What Works: 8-Bit Christmas is designed to appeal to Generation X and older Millennial viewers and to capitalize on the present nostalgia for culture and media of the 1980s. The film contains plenty of references to the time period and does so in a way that acknowledges how some values have changed. But nostalgia necessarily views the past through an idealized lens and much like Stranger Things, 8-Bit Christmas sanitizes the past to make it more palatable. The kids who lead 8-Bit Christmas are a likable bunch. Winslow Fegley is cast in the lead role and Fegley captures the character’s passion for video games. He also has an effective relationship with his sister played by Bellaluna Resnick. The two of them are introduced in an adversarial way but this gradually softens into something more affectionate and the sibling relationship is one of the more organic and credible parts of the movie.
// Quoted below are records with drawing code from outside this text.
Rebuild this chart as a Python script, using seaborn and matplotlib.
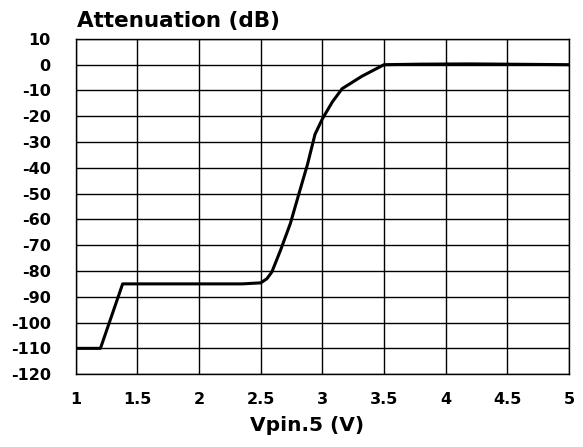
import matplotlib
matplotlib.use("Agg")
import matplotlib.pyplot as plt
import seaborn as sns
import pandas as pd

# Napiecie na pinie 5 i tlumienie
vpin = [1.0, 1.2, 1.38, 2.35, 2.5, 2.55, 2.59, 2.66, 2.74, 2.81, 2.88, 2.94,
        3.0, 3.08, 3.16, 3.32, 3.5, 3.8, 4.2, 5.0]
attenuation = [-110, -110, -85, -85, -84.6, -83, -80.4, -72, -61.6, -50, -38.5, -27,
               -21, -14.5, -9.3, -4.5, 0, 0.2, 0.3, 0]

x_ticks = [1, 1.5, 2, 2.5, 3, 3.5, 4, 4.5, 5]
x_tick_labels = ["1", "1.5", "2", "2.5", "3", "3.5", "4", "4.5", "5"]
y_ticks = list(range(-120, 11, 10))

sns.set_style("white")
plt.rcParams["font.family"] = ["DejaVu Sans"]
plt.rcParams["font.weight"] = "bold"
plt.rcParams["axes.unicode_minus"] = False
for key in ["text.color", "axes.labelcolor", "xtick.color", "ytick.color"]:
    plt.rcParams[key] = "black"

df = pd.DataFrame({"vpin": vpin, "att": attenuation})

fig = plt.figure(figsize=(5.83, 4.47), dpi=100)
ax = fig.add_axes([0.130, 0.163, 0.846, 0.750])

sns.lineplot(data=df, x="vpin", y="att", ax=ax, color="black", linewidth=2.2,
             sort=False)

ax.set_xlim(1, 5)
ax.set_ylim(-120, 10)
ax.set_xticks(x_ticks)
ax.set_xticklabels(x_tick_labels)
ax.set_yticks(y_ticks)
ax.grid(True, color="black", linewidth=1.0)
ax.set_axisbelow(True)
for s in ax.spines.values():
    s.set_color("black")
    s.set_linewidth(1.0)

ax.tick_params(axis="both", length=0, labelsize=11.5, colors="black")
ax.tick_params(axis="x", pad=13)
ax.tick_params(axis="y", pad=18)
for lab in ax.get_xticklabels() + ax.get_yticklabels():
    lab.set_fontweight("bold")

ax.set_xlabel("Vpin.5 (V)", fontsize=14.5, fontweight="bold", color="black")
ax.xaxis.set_label_coords(0.469, -0.125)
ax.set_ylabel("")
ax.text(0.002, 1.034, "Attenuation (dB)", transform=ax.transAxes,
        ha="left", va="baseline", fontsize=15.5, fontweight="bold", color="black")

fig.savefig("out.png", dpi=100)
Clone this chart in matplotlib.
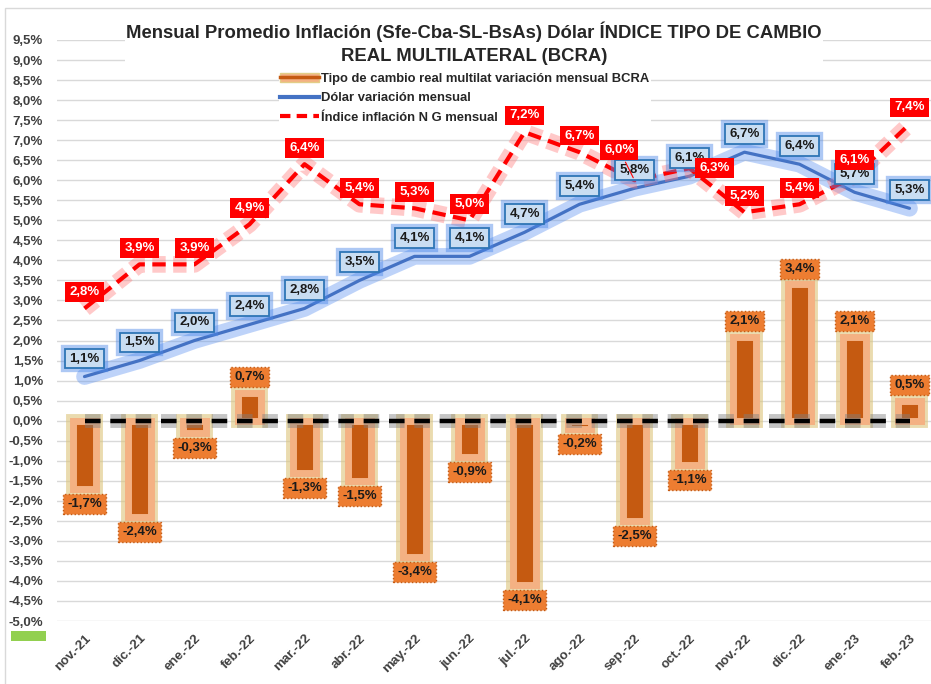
import matplotlib
matplotlib.use("Agg")
import matplotlib.pyplot as plt
import matplotlib.patheffects as pe
from matplotlib.lines import Line2D
from matplotlib.patches import Patch, Rectangle
import numpy as np

plt.rcParams['font.family'] = ['Liberation Sans Narrow', 'Liberation Sans', 'DejaVu Sans']

meses = ['nov.-21', 'dic.-21', 'ene.-22', 'feb.-22', 'mar.-22', 'abr.-22', 'may.-22', 'jun.-22',
         'jul.-22', 'ago.-22', 'sep.-22', 'oct.-22', 'nov.-22', 'dic.-22', 'ene.-23', 'feb.-23']
tcrm = [-1.7, -2.4, -0.3, 0.7, -1.3, -1.5, -3.4, -0.9, -4.1, -0.2, -2.5, -1.1, 2.1, 3.4, 2.1, 0.5]
dolar = [1.1, 1.5, 2.0, 2.4, 2.8, 3.5, 4.1, 4.1, 4.7, 5.4, 5.8, 6.1, 6.7, 6.4, 5.7, 5.3]
inflacion = [2.8, 3.9, 3.9, 4.9, 6.4, 5.4, 5.3, 5.0, 7.2, 6.7, 6.0, 6.3, 5.2, 5.4, 6.1, 7.4]
cero = [0.0] * len(meses)
yticks = np.arange(-5.0, 9.51, 0.5)

def pct(v):
    return f"{v:.1f}%".replace('.', ',')

fig = plt.figure(figsize=(9.31, 6.84), dpi=100)
ax = fig.add_axes([57 / 931, 1 - 621 / 684, 880 / 931, 581 / 684])
x = np.arange(len(meses))

# grid
ax.set_ylim(-5.0, 9.5)
ax.set_xlim(-0.5, 15.5)
ax.set_yticks(yticks)
ax.set_yticklabels([pct(v) for v in yticks], fontsize=9.5, fontweight='bold', color='#404040')
ax.set_xticks(x)
ax.set_xticklabels(meses, rotation=45, ha='right', rotation_mode='anchor',
                   fontsize=9.5, fontweight='bold', color='#404040')
ax.tick_params(length=0)
ax.tick_params(axis='y', pad=10)
ax.tick_params(axis='x', pad=8)
ax.grid(axis='y', color='#D9D9D9', lw=1)
ax.set_axisbelow(True)
for s in ax.spines.values():
    s.set_visible(False)

# bars
bars = ax.bar(x, tcrm, width=0.42, color='#C55A11', edgecolor='#F4B183', linewidth=5, zorder=2)
for b in bars:
    b.set_path_effects([pe.Stroke(linewidth=10, foreground='#DCC47A', alpha=0.6), pe.Normal()])

# zero line
ax.plot(x, cero, color='black', lw=3.2, dashes=(3.5, 2.2), zorder=3,
        path_effects=[pe.Stroke(linewidth=10, foreground='#7F7F7F', alpha=0.45), pe.Normal()])

# lines
ax.plot(x, dolar, color='#4472C4', lw=2.3, zorder=4, solid_capstyle='round',
        path_effects=[pe.Stroke(linewidth=12, foreground='#5E93F2', alpha=0.4), pe.Normal()])
ax.plot(x, inflacion, color='#FF0000', lw=3, dashes=(3.2, 1.8), zorder=5,
        path_effects=[pe.Stroke(linewidth=12, foreground='#FF7A7A', alpha=0.4), pe.Normal()])

# bar labels
for i, v in enumerate(tcrm):
    off = 11 if v > 0 else -11
    ax.annotate(pct(v), (i, v), xytext=(0, off), textcoords='offset points', ha='center', va='center',
                fontsize=9.5, fontweight='bold', color='#1a1a1a', zorder=7,
                bbox=dict(boxstyle='square,pad=0.3', fc='#ED7D31', ec='#C55A11', lw=1, ls=':'))

# dolar labels
for i, v in enumerate(dolar):
    t = ax.annotate(pct(v), (i, v), xytext=(0, 13), textcoords='offset points', ha='center', va='center',
                    fontsize=9.5, fontweight='bold', color='#1a1a1a', zorder=7,
                    bbox=dict(boxstyle='square,pad=0.3', fc='#C9DDF2', ec='#2E75B6', lw=1.3))
    t.get_bbox_patch().set_path_effects([pe.Stroke(linewidth=6, foreground='#4A86E8', alpha=0.45), pe.Normal()])

# inflacion labels
infl_off = {10: (-11, 22), 11: (18, 0)}
for i, v in enumerate(inflacion):
    dx, dy = infl_off.get(i, (0, 12))
    arrow = dict(arrowstyle='-', color='#FF0000', lw=0.8) if i == 10 else None
    ax.annotate(pct(v), (i, v), xytext=(dx, dy), textcoords='offset points', ha='center', va='center',
                fontsize=9.5, fontweight='bold', color='white', zorder=8, arrowprops=arrow,
                bbox=dict(boxstyle='square,pad=0.3', fc='#FF0000', ec='none'))

# title
fig.text(474 / 931, 1 - 43 / 684, 'Mensual Promedio Inflación (Sfe-Cba-SL-BsAs) Dólar ÍNDICE TIPO DE CAMBIO\nREAL MULTILATERAL (BCRA)',
         ha='center', va='center', fontsize=13.3, fontweight='bold', color='#262626', linespacing=1.45,
         bbox=dict(fc='white', ec='none', pad=1), zorder=10)

# legend
h_tcrm = (Patch(facecolor='#F4B183', edgecolor='#E2CD86'), Line2D([], [], color='#C55A11', lw=2.5))
h_dolar = Line2D([], [], color='#4472C4', lw=3)
h_infl = Line2D([], [], color='#FF0000', lw=3, dashes=(2.5, 1.5))
leg = ax.legend([h_tcrm, h_dolar, h_infl],
                ['Tipo de cambio real multilat variación mensual BCRA', 'Dólar variación mensual',
                 'Índice inflación N G mensual'],
                loc='upper left', bbox_to_anchor=(272 / 931, 1 - 65 / 684), bbox_transform=fig.transFigure,
                frameon=True, facecolor='white', edgecolor='none', framealpha=1, fancybox=False,
                fontsize=9.4, handlelength=3.0, handletextpad=0.15, labelspacing=0.55, borderpad=0.1)
leg.set_zorder(6.5)
for t in leg.get_texts():
    t.set_fontweight('bold')
    t.set_color('#262626')

# chart border and stray green cell
fig.patches.append(Rectangle((5 / 931, -0.1), 2, 1.1 - 8 / 684, transform=fig.transFigure,
                             fill=False, ec='#D9D9D9', lw=1))
fig.patches.append(Rectangle((11 / 931, 1 - 641 / 684), 35 / 931, 10 / 684, transform=fig.transFigure,
                             fc='#92D050', ec='none'))

fig.savefig('out.png', dpi=100)
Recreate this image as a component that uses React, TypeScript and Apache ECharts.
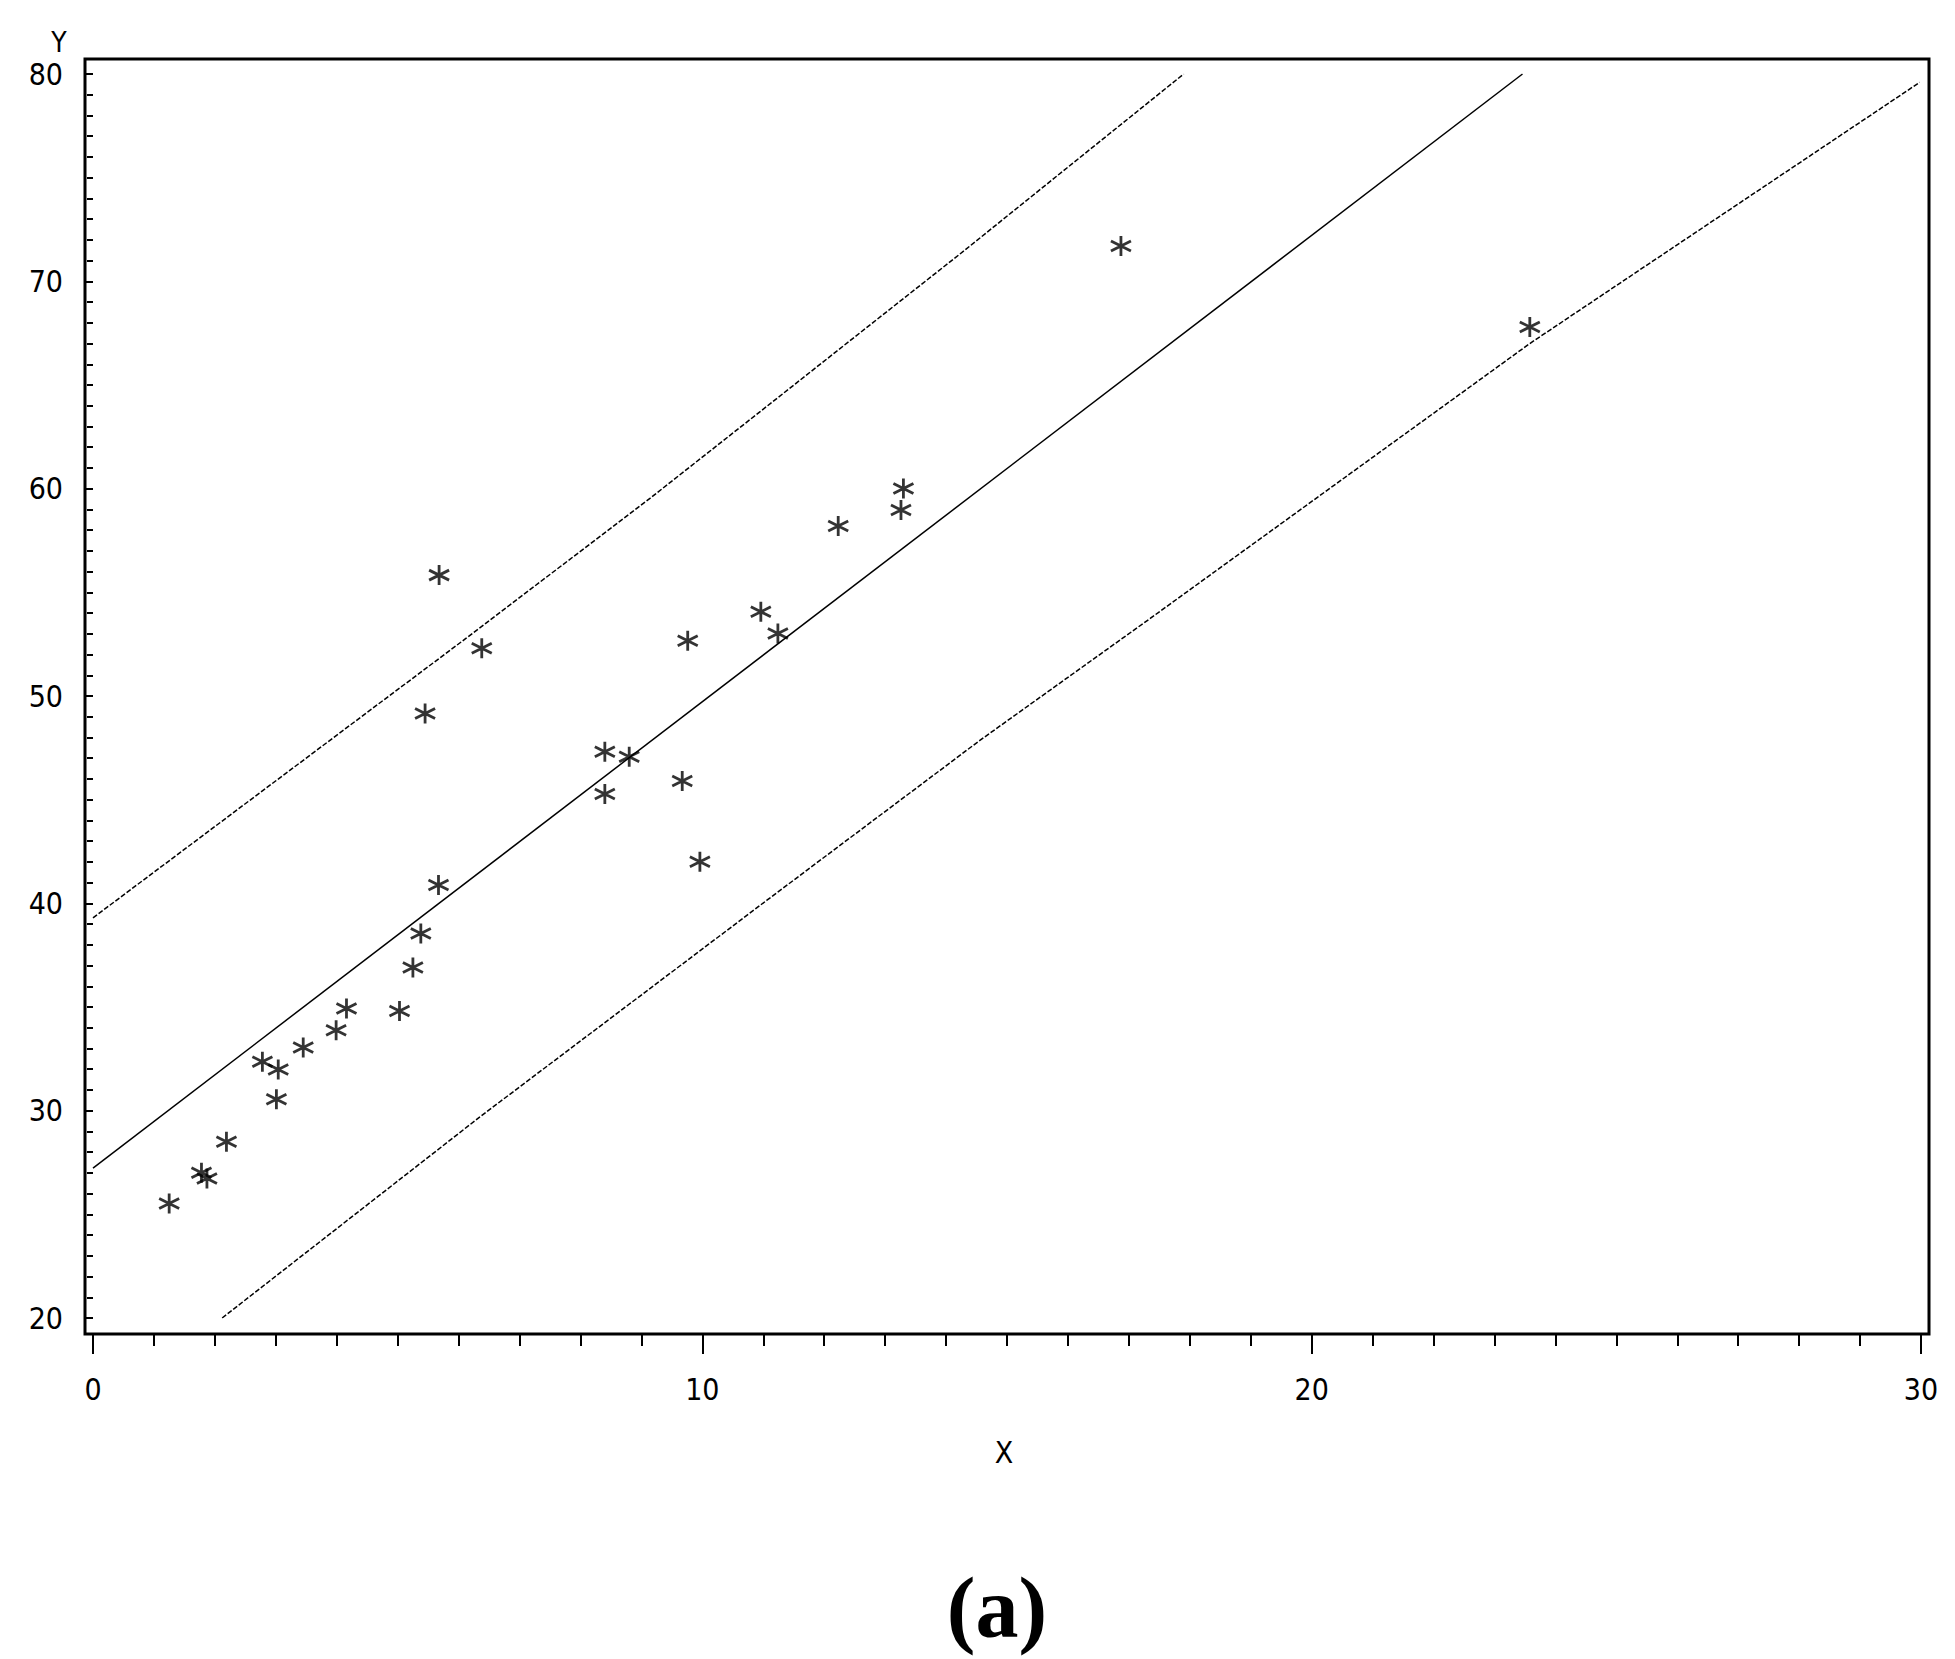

What Doesn’t: 8-Bit Christmas struggles with its time period. The movie often feels artificial; it comes across like contemporary people pretending to be in a John Hughes movie instead of characters living in their own time and place. The sets and costumes look a little too clean and art directed. The illusion is also injured by the filmmaking choices. 8-Bit Christmas was shot digitally and the clean look of the film is out of place with its time period. The movie would have benefitted from being shot on film (or even better yet VHS). Viewers who know their holiday movies will probably recognize the similarities between the premise of 8-Bit Christmas and 1983’s A Christmas Story, another nostalgic holiday tale of a boy pining for a specific Christmas gift. But the comparisons between 8-Bit Christmas and A Christmas Story don’t stop at the premise. The filmmakers of 8-Bit Christmas blatantly rip off sequences and characters from Bob Clark’s movie but don’t do them nearly as well. A Christmas Story became a holiday staple because of its personality and organic qualities; 8-Bit Christmas files off any rough edges and it comes across plastic. That’s especially a problem in the ending. 8-Bit Christmas is about a boy coveting a specific Christmas gift but in its final minutes the filmmakers switch gears and make a push for sentimentality. This comes across forced and disingenuous.
DVD extras: Available on HBO Max.
Bottom Line: 8-Bit Christmas never overcomes its artifice. All movies are manufactured but the successful ones disguise their seams. Too much of 8-Bit Christmas feels artificial in a way that is antithetical to the retro appeal that it’s trying to create.